--- START Data shown ---
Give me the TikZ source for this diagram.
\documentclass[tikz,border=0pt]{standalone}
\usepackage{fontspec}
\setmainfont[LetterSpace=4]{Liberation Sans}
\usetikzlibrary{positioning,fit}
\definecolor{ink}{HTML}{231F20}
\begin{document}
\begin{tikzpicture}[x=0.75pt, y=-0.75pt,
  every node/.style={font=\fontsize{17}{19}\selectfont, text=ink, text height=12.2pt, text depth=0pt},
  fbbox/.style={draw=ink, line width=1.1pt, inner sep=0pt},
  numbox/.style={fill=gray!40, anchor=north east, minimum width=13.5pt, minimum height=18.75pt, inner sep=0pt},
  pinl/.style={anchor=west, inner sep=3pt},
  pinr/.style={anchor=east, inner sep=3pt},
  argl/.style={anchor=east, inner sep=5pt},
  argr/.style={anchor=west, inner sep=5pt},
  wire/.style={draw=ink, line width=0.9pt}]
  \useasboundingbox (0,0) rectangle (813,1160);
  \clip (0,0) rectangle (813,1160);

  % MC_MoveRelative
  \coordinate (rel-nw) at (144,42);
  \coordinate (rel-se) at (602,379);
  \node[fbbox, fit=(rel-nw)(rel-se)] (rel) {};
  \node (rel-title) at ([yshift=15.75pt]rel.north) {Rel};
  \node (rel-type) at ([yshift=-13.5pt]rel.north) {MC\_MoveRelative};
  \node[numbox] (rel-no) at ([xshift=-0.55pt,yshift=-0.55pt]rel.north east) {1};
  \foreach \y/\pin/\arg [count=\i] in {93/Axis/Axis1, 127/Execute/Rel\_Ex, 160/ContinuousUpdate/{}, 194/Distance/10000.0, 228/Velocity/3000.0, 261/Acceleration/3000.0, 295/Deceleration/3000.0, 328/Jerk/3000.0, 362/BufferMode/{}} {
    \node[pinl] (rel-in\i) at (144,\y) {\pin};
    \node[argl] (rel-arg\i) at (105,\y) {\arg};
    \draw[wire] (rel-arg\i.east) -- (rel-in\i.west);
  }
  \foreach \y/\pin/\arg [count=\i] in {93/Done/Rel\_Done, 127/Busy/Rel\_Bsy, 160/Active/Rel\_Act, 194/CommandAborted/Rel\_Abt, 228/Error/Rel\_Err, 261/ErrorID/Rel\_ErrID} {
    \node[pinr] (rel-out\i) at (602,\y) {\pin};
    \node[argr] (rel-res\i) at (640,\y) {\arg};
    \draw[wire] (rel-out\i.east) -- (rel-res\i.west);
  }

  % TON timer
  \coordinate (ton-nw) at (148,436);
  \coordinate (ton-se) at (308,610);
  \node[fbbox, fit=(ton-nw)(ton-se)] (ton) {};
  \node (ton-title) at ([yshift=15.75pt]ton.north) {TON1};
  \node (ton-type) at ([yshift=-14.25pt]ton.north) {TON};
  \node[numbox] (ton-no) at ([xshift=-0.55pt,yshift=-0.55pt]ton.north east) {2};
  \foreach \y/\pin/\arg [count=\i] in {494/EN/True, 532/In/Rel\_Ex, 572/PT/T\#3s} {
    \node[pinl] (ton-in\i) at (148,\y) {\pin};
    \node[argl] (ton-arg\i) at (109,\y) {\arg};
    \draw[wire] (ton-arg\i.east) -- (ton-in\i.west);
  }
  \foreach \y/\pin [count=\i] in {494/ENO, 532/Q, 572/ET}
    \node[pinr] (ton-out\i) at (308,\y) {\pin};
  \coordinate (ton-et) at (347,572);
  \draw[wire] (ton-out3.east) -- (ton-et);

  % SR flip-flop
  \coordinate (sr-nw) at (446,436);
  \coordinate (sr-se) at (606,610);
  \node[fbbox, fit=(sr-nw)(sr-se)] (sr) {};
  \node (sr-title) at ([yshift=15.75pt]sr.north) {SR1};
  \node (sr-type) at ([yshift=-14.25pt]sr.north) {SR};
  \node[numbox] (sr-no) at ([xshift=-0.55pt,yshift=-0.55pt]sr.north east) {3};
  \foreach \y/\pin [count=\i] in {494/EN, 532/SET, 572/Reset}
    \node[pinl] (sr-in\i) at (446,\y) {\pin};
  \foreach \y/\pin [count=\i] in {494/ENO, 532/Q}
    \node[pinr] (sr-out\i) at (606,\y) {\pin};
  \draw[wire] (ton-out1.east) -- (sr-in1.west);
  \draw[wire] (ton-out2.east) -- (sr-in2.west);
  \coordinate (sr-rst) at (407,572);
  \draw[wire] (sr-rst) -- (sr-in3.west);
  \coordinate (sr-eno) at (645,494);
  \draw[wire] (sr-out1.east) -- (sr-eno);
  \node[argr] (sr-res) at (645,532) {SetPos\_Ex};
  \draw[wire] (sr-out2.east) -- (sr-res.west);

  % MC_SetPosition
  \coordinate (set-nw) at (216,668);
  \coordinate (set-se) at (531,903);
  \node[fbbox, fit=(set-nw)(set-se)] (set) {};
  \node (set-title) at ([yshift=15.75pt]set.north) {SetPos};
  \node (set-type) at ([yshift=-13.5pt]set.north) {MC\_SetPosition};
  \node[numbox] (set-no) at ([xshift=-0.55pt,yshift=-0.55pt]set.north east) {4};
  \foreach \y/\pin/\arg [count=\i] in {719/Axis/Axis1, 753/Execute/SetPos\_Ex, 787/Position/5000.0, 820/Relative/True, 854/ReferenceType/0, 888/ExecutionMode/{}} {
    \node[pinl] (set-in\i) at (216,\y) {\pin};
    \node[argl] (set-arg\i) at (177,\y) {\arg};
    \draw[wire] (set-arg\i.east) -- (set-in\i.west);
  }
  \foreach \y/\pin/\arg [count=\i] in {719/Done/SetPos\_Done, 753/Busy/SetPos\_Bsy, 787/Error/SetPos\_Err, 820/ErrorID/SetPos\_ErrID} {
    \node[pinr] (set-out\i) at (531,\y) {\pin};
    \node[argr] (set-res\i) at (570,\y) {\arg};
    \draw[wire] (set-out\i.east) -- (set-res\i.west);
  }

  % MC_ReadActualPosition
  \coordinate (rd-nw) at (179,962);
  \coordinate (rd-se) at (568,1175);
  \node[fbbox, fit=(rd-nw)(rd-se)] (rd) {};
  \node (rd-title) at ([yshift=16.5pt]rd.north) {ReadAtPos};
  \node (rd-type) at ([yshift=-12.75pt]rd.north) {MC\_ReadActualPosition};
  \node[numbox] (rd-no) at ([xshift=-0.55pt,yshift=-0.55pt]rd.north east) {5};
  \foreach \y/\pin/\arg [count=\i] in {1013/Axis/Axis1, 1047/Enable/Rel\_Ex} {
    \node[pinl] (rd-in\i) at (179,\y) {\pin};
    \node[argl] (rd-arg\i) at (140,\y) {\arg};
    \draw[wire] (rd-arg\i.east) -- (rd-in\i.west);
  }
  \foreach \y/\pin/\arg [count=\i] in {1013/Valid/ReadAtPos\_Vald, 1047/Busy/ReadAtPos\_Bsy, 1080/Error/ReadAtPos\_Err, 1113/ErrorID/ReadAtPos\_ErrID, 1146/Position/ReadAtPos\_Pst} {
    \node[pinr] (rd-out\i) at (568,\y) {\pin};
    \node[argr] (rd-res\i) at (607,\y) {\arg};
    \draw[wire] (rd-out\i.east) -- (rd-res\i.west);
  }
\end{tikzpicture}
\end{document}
--- END Data shown ---
--- START Data shown ---
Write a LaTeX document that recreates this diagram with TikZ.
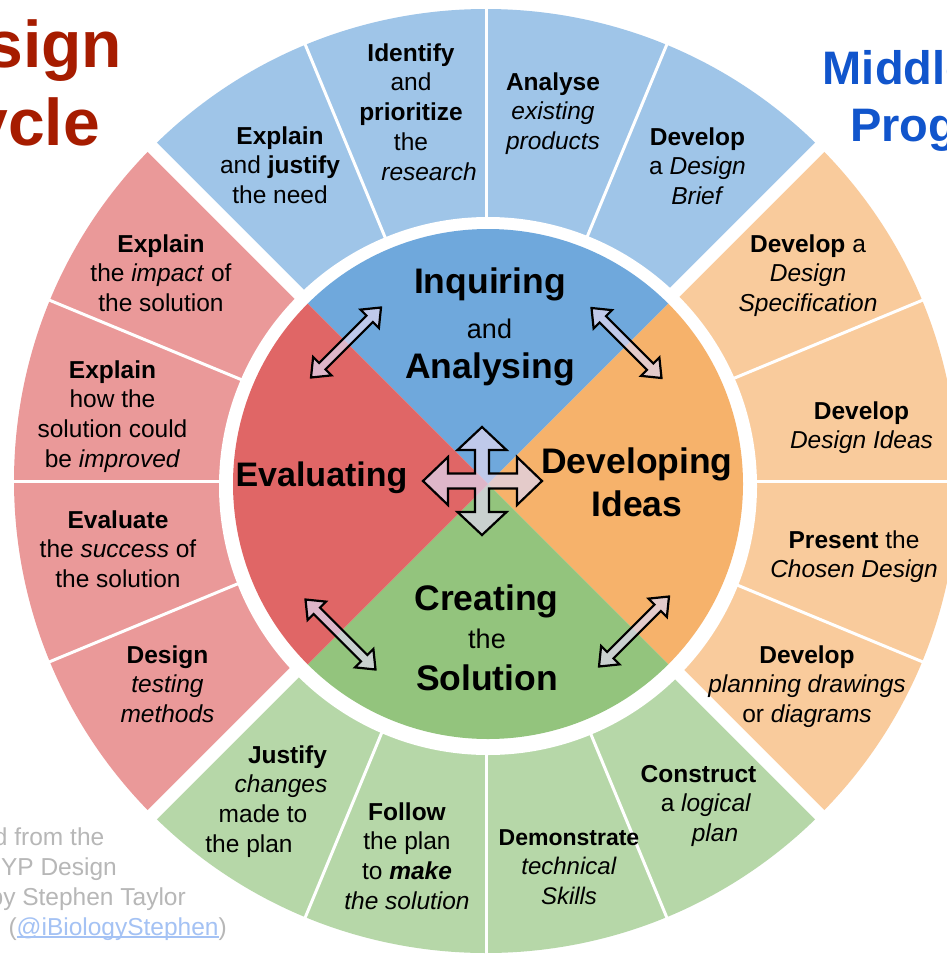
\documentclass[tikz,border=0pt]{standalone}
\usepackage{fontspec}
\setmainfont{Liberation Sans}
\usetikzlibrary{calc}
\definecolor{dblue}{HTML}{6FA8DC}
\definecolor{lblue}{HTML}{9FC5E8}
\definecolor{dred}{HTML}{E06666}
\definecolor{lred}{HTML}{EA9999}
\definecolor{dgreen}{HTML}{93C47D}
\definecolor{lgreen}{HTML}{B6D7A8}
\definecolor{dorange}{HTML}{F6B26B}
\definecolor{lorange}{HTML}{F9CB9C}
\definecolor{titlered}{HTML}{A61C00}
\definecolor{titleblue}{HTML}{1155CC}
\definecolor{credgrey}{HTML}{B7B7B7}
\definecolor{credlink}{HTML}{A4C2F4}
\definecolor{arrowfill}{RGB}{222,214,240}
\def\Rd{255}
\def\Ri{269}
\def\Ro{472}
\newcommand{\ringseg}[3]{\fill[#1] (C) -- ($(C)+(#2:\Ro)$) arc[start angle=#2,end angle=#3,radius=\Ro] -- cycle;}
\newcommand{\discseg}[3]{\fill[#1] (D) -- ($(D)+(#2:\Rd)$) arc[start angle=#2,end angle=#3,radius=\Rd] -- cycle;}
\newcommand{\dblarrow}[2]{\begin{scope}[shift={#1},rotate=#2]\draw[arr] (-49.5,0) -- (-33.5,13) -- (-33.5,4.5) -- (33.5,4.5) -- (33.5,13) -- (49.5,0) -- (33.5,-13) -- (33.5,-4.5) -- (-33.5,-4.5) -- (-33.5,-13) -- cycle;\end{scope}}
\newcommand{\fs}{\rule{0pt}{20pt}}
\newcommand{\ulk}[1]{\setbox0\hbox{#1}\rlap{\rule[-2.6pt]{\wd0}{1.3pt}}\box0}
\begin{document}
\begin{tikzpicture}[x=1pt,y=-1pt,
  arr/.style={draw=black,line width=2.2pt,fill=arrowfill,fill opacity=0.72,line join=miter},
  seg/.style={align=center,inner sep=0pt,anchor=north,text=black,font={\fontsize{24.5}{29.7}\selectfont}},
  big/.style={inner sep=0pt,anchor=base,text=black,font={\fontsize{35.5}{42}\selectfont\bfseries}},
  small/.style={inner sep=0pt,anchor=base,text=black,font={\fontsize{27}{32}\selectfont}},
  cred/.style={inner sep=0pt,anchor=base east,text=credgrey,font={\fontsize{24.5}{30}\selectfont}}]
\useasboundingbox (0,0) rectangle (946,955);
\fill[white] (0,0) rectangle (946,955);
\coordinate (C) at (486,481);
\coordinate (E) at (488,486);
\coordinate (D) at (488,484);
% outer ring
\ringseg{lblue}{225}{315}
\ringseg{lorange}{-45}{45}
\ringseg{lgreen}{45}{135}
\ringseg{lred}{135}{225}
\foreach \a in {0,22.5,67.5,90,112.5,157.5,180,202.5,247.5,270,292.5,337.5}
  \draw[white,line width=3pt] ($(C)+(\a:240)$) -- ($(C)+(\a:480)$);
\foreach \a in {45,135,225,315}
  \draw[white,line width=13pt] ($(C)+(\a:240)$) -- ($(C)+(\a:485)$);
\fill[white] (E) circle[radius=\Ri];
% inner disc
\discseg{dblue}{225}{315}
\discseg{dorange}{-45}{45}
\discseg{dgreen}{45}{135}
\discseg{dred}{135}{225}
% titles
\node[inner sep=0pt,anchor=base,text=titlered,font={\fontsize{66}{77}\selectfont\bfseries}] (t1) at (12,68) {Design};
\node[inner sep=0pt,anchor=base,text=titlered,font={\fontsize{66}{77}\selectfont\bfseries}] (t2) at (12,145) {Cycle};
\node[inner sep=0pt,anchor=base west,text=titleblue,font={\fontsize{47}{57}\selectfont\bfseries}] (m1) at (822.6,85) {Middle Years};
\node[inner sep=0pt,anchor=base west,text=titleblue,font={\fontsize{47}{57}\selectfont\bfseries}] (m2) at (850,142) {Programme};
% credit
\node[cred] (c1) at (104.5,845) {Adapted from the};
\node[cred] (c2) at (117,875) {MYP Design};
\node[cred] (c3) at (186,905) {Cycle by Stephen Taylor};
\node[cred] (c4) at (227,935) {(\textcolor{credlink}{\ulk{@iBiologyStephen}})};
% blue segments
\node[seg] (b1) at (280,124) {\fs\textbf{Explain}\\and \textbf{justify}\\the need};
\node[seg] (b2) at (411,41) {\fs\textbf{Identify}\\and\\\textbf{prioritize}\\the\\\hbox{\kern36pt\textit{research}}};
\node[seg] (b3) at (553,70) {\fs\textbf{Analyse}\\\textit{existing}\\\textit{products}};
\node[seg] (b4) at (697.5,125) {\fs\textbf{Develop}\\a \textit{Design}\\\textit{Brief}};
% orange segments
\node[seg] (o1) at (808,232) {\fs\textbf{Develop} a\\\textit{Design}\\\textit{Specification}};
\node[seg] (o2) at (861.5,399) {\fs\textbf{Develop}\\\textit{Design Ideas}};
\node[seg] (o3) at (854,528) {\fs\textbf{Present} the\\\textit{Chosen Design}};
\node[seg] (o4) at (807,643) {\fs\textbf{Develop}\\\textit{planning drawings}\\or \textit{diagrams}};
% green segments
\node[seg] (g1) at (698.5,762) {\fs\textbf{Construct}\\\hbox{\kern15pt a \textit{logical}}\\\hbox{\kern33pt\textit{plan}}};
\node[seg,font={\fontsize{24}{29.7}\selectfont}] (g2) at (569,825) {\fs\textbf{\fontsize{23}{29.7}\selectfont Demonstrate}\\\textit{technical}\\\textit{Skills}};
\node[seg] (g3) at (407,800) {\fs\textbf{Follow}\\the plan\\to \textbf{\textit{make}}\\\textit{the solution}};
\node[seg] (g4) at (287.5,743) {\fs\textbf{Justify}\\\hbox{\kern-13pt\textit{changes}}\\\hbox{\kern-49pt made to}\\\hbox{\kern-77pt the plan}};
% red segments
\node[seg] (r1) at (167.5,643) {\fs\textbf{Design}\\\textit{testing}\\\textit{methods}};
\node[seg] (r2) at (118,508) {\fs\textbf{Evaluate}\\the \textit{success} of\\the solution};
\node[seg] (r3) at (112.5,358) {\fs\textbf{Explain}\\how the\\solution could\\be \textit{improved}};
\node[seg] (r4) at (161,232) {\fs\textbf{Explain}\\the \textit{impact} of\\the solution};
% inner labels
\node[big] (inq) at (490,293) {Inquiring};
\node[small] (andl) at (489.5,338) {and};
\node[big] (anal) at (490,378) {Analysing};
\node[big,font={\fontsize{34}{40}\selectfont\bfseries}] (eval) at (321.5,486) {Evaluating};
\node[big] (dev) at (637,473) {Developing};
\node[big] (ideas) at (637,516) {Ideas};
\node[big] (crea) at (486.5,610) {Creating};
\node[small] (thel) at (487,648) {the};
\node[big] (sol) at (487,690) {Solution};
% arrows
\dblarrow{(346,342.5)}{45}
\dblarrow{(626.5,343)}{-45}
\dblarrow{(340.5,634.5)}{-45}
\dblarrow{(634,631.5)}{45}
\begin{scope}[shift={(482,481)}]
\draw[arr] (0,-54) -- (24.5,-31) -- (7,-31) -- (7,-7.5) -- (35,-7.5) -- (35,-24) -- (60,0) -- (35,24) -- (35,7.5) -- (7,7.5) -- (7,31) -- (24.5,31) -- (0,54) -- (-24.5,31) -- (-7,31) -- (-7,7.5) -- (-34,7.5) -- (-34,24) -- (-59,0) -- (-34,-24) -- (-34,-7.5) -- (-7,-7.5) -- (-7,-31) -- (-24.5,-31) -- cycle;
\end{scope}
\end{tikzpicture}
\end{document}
--- END Data shown ---
▶ [Instructions to follow] Go through the data above and find the lines with the word "this". Copy each of those lines.

▶ [Written reply]
Give me the TikZ source for this diagram.
Write a LaTeX document that recreates this diagram with TikZ.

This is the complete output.